(Directions for this task): Search the listing below for the word "standalone" and copy each line that holds it.
>>>>
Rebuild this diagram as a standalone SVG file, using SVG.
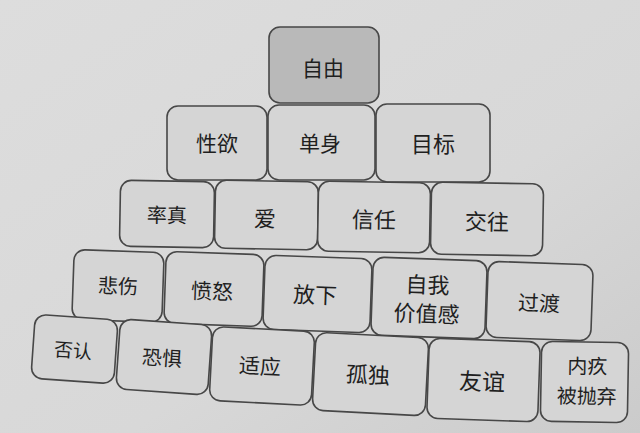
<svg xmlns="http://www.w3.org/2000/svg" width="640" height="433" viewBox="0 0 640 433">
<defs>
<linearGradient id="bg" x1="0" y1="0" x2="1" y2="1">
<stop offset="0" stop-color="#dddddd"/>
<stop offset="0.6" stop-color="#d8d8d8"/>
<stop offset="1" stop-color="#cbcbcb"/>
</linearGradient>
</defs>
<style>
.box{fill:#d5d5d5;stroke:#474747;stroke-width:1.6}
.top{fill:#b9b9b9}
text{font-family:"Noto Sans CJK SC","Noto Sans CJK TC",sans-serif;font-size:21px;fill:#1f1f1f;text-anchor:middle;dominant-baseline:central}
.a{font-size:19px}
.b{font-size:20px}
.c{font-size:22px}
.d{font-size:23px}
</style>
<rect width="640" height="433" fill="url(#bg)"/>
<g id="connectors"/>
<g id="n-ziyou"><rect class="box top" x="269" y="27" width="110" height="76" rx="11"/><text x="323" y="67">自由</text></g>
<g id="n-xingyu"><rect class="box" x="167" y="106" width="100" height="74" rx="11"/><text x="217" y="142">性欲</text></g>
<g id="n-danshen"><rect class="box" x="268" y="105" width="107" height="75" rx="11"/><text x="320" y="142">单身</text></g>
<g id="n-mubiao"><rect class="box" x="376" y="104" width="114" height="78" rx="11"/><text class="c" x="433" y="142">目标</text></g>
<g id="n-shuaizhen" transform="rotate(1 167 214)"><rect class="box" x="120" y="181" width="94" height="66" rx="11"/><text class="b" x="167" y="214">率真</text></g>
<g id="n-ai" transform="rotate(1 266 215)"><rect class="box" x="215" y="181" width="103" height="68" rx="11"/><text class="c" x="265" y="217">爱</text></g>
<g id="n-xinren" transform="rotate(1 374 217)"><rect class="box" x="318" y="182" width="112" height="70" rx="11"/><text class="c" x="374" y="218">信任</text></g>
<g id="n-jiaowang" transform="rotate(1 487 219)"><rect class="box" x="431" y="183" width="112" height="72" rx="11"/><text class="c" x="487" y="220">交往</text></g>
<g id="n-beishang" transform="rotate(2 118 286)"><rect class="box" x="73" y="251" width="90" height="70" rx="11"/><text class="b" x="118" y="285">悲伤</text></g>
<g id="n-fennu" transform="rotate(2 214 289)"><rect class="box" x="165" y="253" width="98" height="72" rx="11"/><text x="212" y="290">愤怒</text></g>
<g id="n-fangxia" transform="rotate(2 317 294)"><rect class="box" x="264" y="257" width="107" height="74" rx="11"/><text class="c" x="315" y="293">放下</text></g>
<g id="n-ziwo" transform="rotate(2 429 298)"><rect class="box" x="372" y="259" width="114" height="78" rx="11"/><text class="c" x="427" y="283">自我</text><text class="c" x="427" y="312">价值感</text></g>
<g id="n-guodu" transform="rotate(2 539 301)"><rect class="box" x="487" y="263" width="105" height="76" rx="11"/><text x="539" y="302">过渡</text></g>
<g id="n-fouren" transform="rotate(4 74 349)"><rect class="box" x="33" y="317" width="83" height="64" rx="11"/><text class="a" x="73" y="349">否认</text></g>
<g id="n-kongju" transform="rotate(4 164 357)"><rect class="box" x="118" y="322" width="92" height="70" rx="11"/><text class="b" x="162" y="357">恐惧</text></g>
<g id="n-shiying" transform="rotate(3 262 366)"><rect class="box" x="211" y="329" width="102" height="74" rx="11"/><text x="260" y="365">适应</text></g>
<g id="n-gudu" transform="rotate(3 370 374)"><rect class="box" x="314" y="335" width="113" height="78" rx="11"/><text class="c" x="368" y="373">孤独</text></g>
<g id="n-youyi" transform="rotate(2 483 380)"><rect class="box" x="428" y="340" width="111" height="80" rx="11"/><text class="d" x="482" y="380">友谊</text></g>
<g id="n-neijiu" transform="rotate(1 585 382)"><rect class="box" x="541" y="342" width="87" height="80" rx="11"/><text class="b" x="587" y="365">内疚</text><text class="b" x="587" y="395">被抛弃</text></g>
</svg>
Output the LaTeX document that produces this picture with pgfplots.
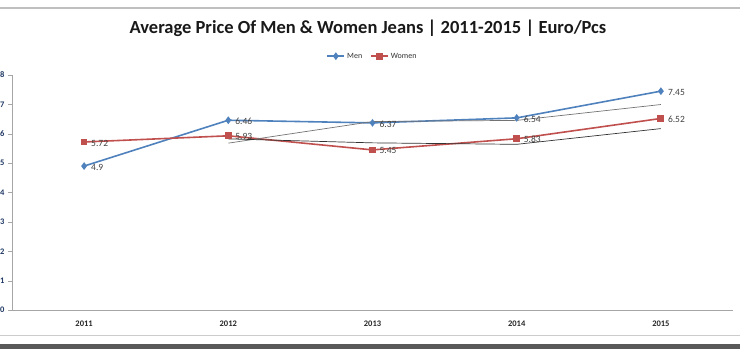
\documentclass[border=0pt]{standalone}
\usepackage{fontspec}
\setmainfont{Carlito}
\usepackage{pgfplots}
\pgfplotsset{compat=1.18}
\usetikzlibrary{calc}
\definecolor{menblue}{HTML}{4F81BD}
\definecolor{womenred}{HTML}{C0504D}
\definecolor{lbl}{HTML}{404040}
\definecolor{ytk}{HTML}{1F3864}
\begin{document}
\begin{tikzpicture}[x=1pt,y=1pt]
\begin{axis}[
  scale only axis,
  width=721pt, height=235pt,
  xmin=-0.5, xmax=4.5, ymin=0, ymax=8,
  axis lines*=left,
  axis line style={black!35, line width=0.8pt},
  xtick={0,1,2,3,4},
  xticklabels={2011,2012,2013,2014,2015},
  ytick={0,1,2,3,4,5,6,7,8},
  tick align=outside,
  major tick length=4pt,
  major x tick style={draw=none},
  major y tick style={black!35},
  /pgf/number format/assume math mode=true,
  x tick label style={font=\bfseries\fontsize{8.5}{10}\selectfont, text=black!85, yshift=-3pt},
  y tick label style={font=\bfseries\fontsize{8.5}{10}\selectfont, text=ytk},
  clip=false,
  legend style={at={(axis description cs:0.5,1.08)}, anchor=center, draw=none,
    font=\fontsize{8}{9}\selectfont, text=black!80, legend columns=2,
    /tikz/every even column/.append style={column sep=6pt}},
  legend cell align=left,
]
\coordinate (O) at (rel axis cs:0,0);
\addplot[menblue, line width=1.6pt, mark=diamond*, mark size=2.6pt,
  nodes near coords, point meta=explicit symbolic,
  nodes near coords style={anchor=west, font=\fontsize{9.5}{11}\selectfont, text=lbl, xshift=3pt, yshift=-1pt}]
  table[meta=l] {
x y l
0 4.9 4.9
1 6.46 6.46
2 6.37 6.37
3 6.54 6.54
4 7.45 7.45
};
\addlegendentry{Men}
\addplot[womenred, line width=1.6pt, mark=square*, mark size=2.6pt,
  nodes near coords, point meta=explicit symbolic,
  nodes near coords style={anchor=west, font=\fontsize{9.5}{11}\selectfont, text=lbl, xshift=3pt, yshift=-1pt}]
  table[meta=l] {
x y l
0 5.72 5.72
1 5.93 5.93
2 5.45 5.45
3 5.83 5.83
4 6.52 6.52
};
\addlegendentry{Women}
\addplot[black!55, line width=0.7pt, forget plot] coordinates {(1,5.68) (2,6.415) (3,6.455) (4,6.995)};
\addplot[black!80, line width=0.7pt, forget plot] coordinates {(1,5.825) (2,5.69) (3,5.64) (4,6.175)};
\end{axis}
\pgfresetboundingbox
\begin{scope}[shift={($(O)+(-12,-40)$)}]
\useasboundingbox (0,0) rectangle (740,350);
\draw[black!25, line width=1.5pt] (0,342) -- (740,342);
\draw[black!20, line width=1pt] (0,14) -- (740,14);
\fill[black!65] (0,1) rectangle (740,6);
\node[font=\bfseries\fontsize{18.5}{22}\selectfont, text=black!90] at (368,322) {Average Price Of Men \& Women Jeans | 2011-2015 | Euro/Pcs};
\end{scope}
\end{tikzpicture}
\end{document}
<<<<
(Answer to this exercise):
Rebuild this diagram as a standalone SVG file, using SVG.
\documentclass[border=0pt]{standalone}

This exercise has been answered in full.